La bataille, aujourd'hui, c'est de réclamer le transfert des moyens. Qu'on nous donne ces moyens et nous saurons faire ! On saura rétablir des emplois-jeunes dans les écoles, reconstruire le service public - contre lequel les coups les plus graves sont portés en ce moment même.

Comment jugez-vous le gouvernement ?
Il offre un spectacle désolant d'incompétence et de désordre, en décalage avec les préoccupations des Français. Il y a presque du dégoût. Obnubilé par l'UMP, il passe à côté des enjeux. La France est sous-représentée à la Commission européenne car le gouvernement ne s'en est pas préoccupé. En persistant à maintenir le premier ministre avec la même ligne politique, le président de la République agrandit la fracture - forte - entre lui et le peuple.

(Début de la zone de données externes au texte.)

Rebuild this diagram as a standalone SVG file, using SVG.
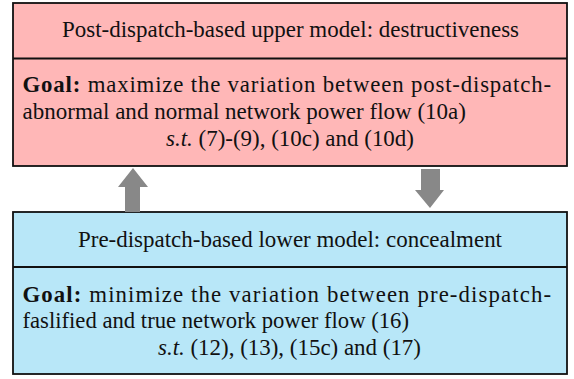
<svg xmlns="http://www.w3.org/2000/svg" width="574" height="379" viewBox="0 0 574 379">
<style>
.title{text-anchor:middle}
.up{fill:#ffb7b7;stroke:#111;stroke-width:1.8}
.lo{fill:#b8e7f8;stroke:#111;stroke-width:1.8}
.div{stroke:#111;stroke-width:1.8}
.arr{fill:#888}
</style>
<rect width="574" height="379" fill="#fff"/>
<g id="upper">
<rect class="up" x="13" y="3" width="554" height="163"/>
<line class="div" x1="13" y1="58.5" x2="567" y2="58.5"/>
<text class="title" x="290.5" y="37" font-family="'Liberation Serif', serif" font-size="22.8" fill="#111" textLength="457" lengthAdjust="spacingAndGlyphs">Post-dispatch-based upper model: destructiveness</text>
<text x="22.5" y="92" font-family="'Liberation Serif', serif" font-size="22.8" fill="#111" textLength="528.5" lengthAdjust="spacing"><tspan font-weight="bold">Goal:</tspan> maximize the variation between post-dispatch-</text>
<text x="22.5" y="119" font-family="'Liberation Serif', serif" font-size="22.8" fill="#111" textLength="443.5" lengthAdjust="spacingAndGlyphs">abnormal and normal network power flow (10a)</text>
<text class="title" x="290" y="146" font-family="'Liberation Serif', serif" font-size="22.8" fill="#111" textLength="248" lengthAdjust="spacingAndGlyphs"><tspan font-style="italic">s.t.</tspan> (7)-(9), (10c) and (10d)</text>
</g>
<g id="lower">
<rect class="lo" x="13" y="212" width="554" height="162"/>
<line class="div" x1="13" y1="267" x2="567" y2="267"/>
<text class="title" x="290" y="247" font-family="'Liberation Serif', serif" font-size="22.8" fill="#111" textLength="424" lengthAdjust="spacingAndGlyphs">Pre-dispatch-based lower model: concealment</text>
<text x="22.5" y="302" font-family="'Liberation Serif', serif" font-size="22.8" fill="#111" textLength="528.5" lengthAdjust="spacing"><tspan font-weight="bold">Goal:</tspan> minimize the variation between pre-dispatch-</text>
<text x="22.5" y="328" font-family="'Liberation Serif', serif" font-size="22.8" fill="#111" textLength="386.5" lengthAdjust="spacingAndGlyphs">faslified and true network power flow (16)</text>
<text class="title" x="289.5" y="355" font-family="'Liberation Serif', serif" font-size="22.8" fill="#111" textLength="263" lengthAdjust="spacingAndGlyphs"><tspan font-style="italic">s.t.</tspan> (12), (13), (15c) and (17)</text>
</g>
<g id="connectors">
<polygon class="arr" points="125,212 140,212 140,187 148,187 133,168 118,187 125,187"/>
<polygon class="arr" points="421,169 440,169 440,190 444,190 430,208 415,190 421,190"/>
</g>
</svg>
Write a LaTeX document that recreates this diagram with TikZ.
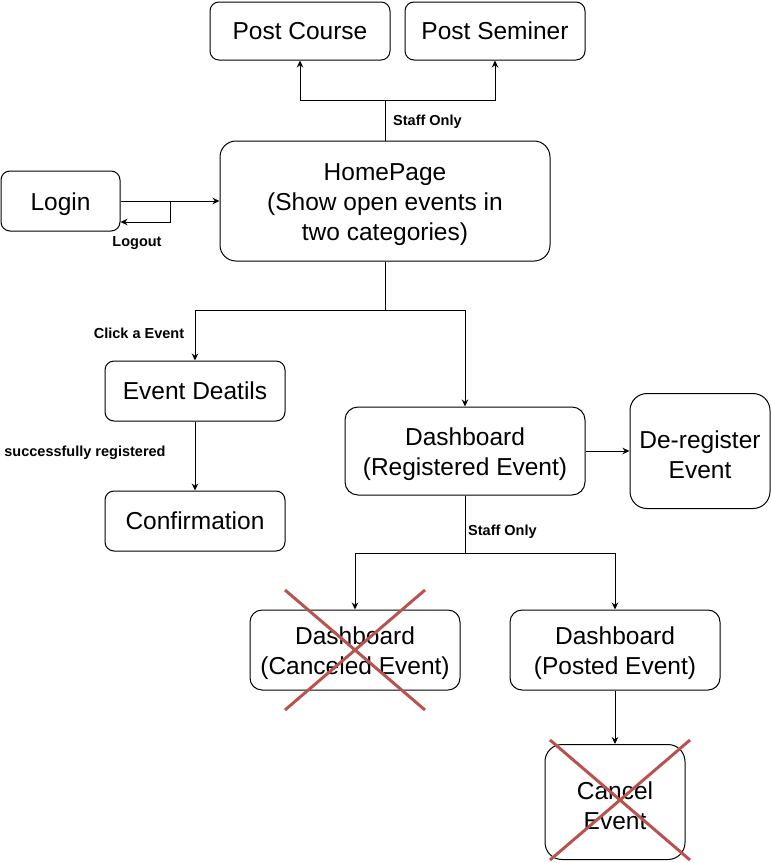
\documentclass[tikz,border=0pt]{standalone}
\usepackage{fontspec}
\setmainfont{Liberation Sans}
\usepackage{xcolor}
\usetikzlibrary{arrows.meta}

\definecolor{crossred}{HTML}{B85450}
\newcommand{\firstline}{\rule{0pt}{25pt}}

\tikzset{
    box/.style={draw, rounded corners=9pt, line width=1pt, align=center,
        font=\fontsize{24.5}{30}\selectfont, inner sep=0pt},
    arr/.style={-{Stealth[length=7pt,width=6.5pt]}, line width=1pt},
    lbl/.style={font=\fontsize{14.5}{16}\selectfont\bfseries, inner sep=0pt},
    cross/.style={crossred, line width=3pt}
}

\begin{document}
\begin{tikzpicture}[x=1pt,y=-1pt]
    \useasboundingbox (0,0) rectangle (771,863);

    \node[box, minimum width=180pt, minimum height=58pt] (pcourse) at (300,31) {Post Course};
    \node[box, minimum width=180pt, minimum height=58pt] (pseminer) at (495,31) {Post Seminer};
    \node[box, minimum width=330pt, minimum height=120pt, rounded corners=16pt] (home) at (385,201)
        {\firstline HomePage\\(Show open events in\\two categories)};
    \node[box, minimum width=119pt, minimum height=60pt] (login) at (60.5,201) {\rule{0pt}{24pt}Login};
    \node[box, minimum width=180pt, minimum height=60pt] (details) at (195,391) {Event Deatils};
    \node[box, minimum width=180pt, minimum height=60pt] (confirm) at (195,521) {Confirmation};
    \node[box, minimum width=240pt, minimum height=88pt, rounded corners=13pt] (dreg) at (465,451)
        {\firstline Dashboard\\(Registered Event)};
    \node[box, minimum width=140pt, minimum height=115pt, rounded corners=17pt] (dereg) at (700,451)
        {\firstline De-register\\Event};
    \node[box, minimum width=210pt, minimum height=80pt, rounded corners=12pt] (canc) at (355,650)
        {\firstline Dashboard\\(Canceled Event)};
    \node[box, minimum width=210pt, minimum height=80pt, rounded corners=12pt] (posted) at (615,650)
        {\firstline Dashboard\\(Posted Event)};
    \node[box, minimum width=140pt, minimum height=115pt, rounded corners=17pt] (cancel) at (615,802)
        {\firstline Cancel\\Event};

    % staff posting
    \coordinate (topsplit) at (385,100);
    \draw[line width=1pt] (home.north) -- (topsplit);
    \draw[arr] (topsplit) -| (pcourse);
    \draw[arr] (topsplit) -| (pseminer);
    \node[lbl, anchor=west] at (393,122) {Staff Only};

    % login / logout
    \coordinate (logoutpt) at (170,201);
    \draw[arr] (login.east) -- (home.west);
    \draw[arr] (logoutpt) |- ([yshift=-21pt]login.east);
    \node[lbl] at (137,243) {Logout};

    % from homepage
    \coordinate (midsplit) at (385,310);
    \draw[line width=1pt] (home.south) -- (midsplit);
    \draw[arr] (midsplit) -| (details);
    \draw[arr] (midsplit) -| (dreg);
    \node[lbl] at (139,333) {Click a Event};

    \draw[arr] (details) -- (confirm);
    \node[lbl] at (85,453) {successfully registered};

    \draw[arr] (dreg) -- (dereg);

    \coordinate (lowsplit) at (465,553);
    \draw[line width=1pt] (dreg.south) -- (lowsplit);
    \draw[arr] (lowsplit) -| (canc);
    \draw[arr] (lowsplit) -| (posted);
    \node[lbl, anchor=west] at (468,532) {Staff Only};

    \draw[arr] (posted) -- (cancel);

    % crossed out
    \draw[cross] (285,590) -- (425,710);
    \draw[cross] (425,590) -- (285,710);
    \draw[cross] (550,740) -- (690,860);
    \draw[cross] (690,740) -- (550,860);
\end{tikzpicture}
\end{document}
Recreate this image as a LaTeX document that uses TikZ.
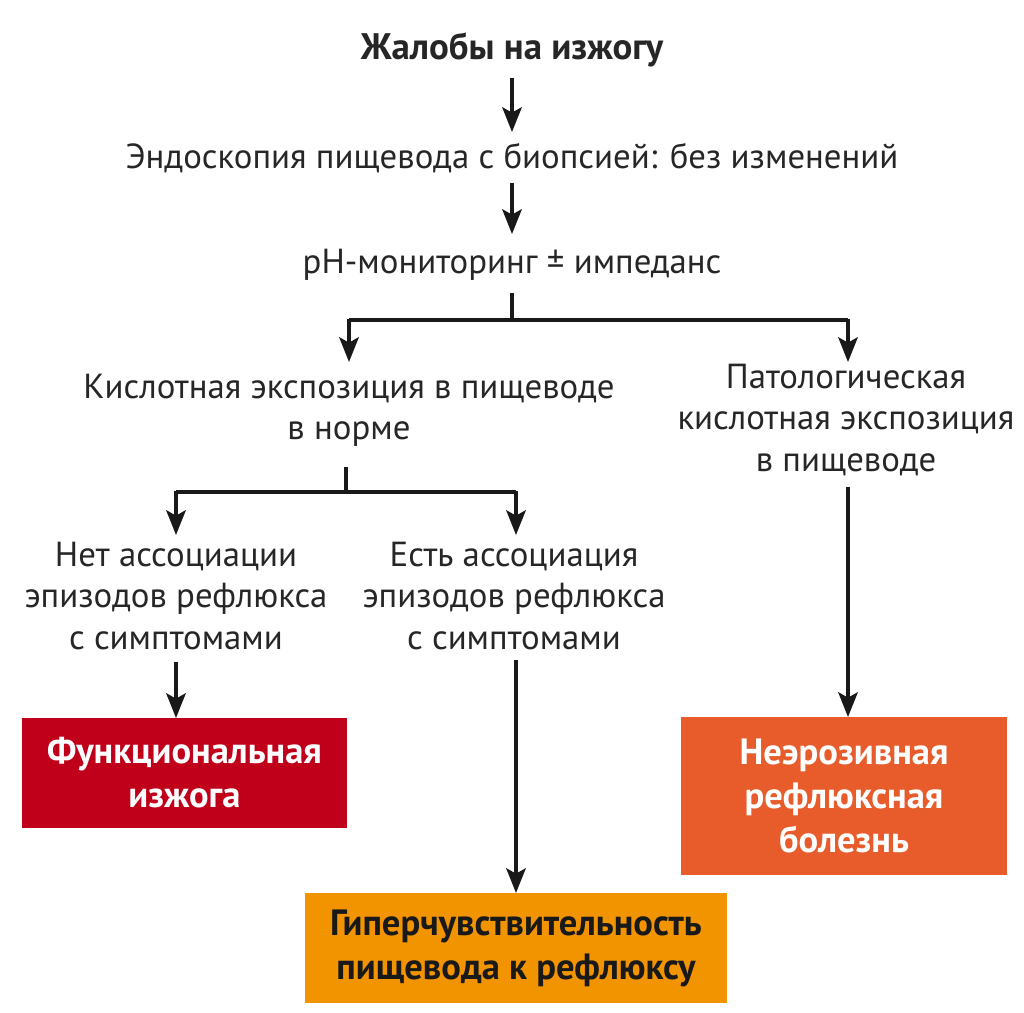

Les fruits de la croissance devraient-ils servir à renflouer la dette, comme le dit Nicolas Sarkozy, ou soutenir la dépense sociale, comme le souhaite Jean-Louis Borloo ?
Où est la reprise ? Telle qu'elle est mesurée, la croissance annoncée me paraît artificielle. Elle ne crée pas d'emplois. Le prix du pétrole et des matières premières augmente. Les allocations familiales pour la rentrée scolaire n'ont pas été revalorisées. Il y a eu moins de départs en vacances cette année. Les achats de fruits et légumes s'effondrent. Tout cela montre plutôt un tassement du pouvoir d'achat. Cela témoigne aussi du désordre gouvernemental. Il n'y a pas d'arbitrages réfléchis. Il faudrait plutôt soutenir le pouvoir d'achat afin que la croissance soit réellement au rendez-vous.

Le PS lance la préparation de son projet pour 2007. Doit-il dès à présent élaborer des propositions concrètes, comme pour les élections régionales, ou aller au-delà ?
Aucune élection ne se ressemble. Il n'y a pas de recettes. Il faut d'abord écouter pour agir juste. Nous avons assez de temps devant nous - deux ans - pour analyser les mutations, tirer profit des expériences des laboratoires que sont les régions et les départements et repenser le lien entre des citoyens de plus en plus exigeants et les élus.

Le PS s'interroge aussi sur les institutions. Dans quel Mitterrand vous reconnaissez-vous : celui qui a dénoncé la Constitution ou celui qui l'a appliquée ?
C'est le même ! Mitterrand a pensé que la pratique l'emporterait sur les textes. Aujourd'hui, le débat est ouvert. Ce qui se passe avec Jacques Chirac et Jean-Pierre Raffarin pose le problème de la responsabilité politique. De ce point de vue, le quinquennat a modifié la donne. Mais jusqu'où faut-il changer les textes ? Rien n'empêche le président d'être en première ligne. Il y a bien un conseil des ministres chaque semaine ! Je crois que la question posée relève autant d'une réforme constitutionnelle que de la façon d'exercer le pouvoir.

C'était le slogan de Lionel Jospin, " Présider autrement "...
Il est toujours d'actualité.

Le PS doit-il s'engager rapidement en faveur de la Constitution européenne ?
Oui, à condition que M. Chirac n'instrumentalise pas ce vote. Mais il faudra conquérir le " oui ". Expliquer qu'on peut améliorer ce texte - avec le droit d'initiative reconnu au Parlement européen, le droit de pétition, les coopérations renforcées entre Etats membres. Il faut promouvoir des initiatives complémentaires et renverser la tentation, qui n'est pas négligeable, de refuser ce projet. Dans le " non ", il y a une résignation. En politique, le front du refus est celui de la facilité. L'Europe a toujours avancé malgré des textes imparfaits parce qu'il y avait des volontés fortes.

Dans son livre Que faire au Parti socialiste ? (CGM / Bruno Leprince), Jean-Christophe Cambadélis critique l'attentisme et la prudence de François Hollande. Qu'en pensez-vous ?
C'est un portrait forcément incomplet. Reconnaissons que François Hollande a trouvé la solution pour redresser le parti après l'épreuve et rassembler la gauche pour permettre nos victoires aux élections régionales et européennes. Les circonstances permettent aujourd'hui d'ouvrir la route vers l'alternance.

On vous surnomme la " Zapatera ". Cela vous agace ?
Non. Je le prends comme un compliment.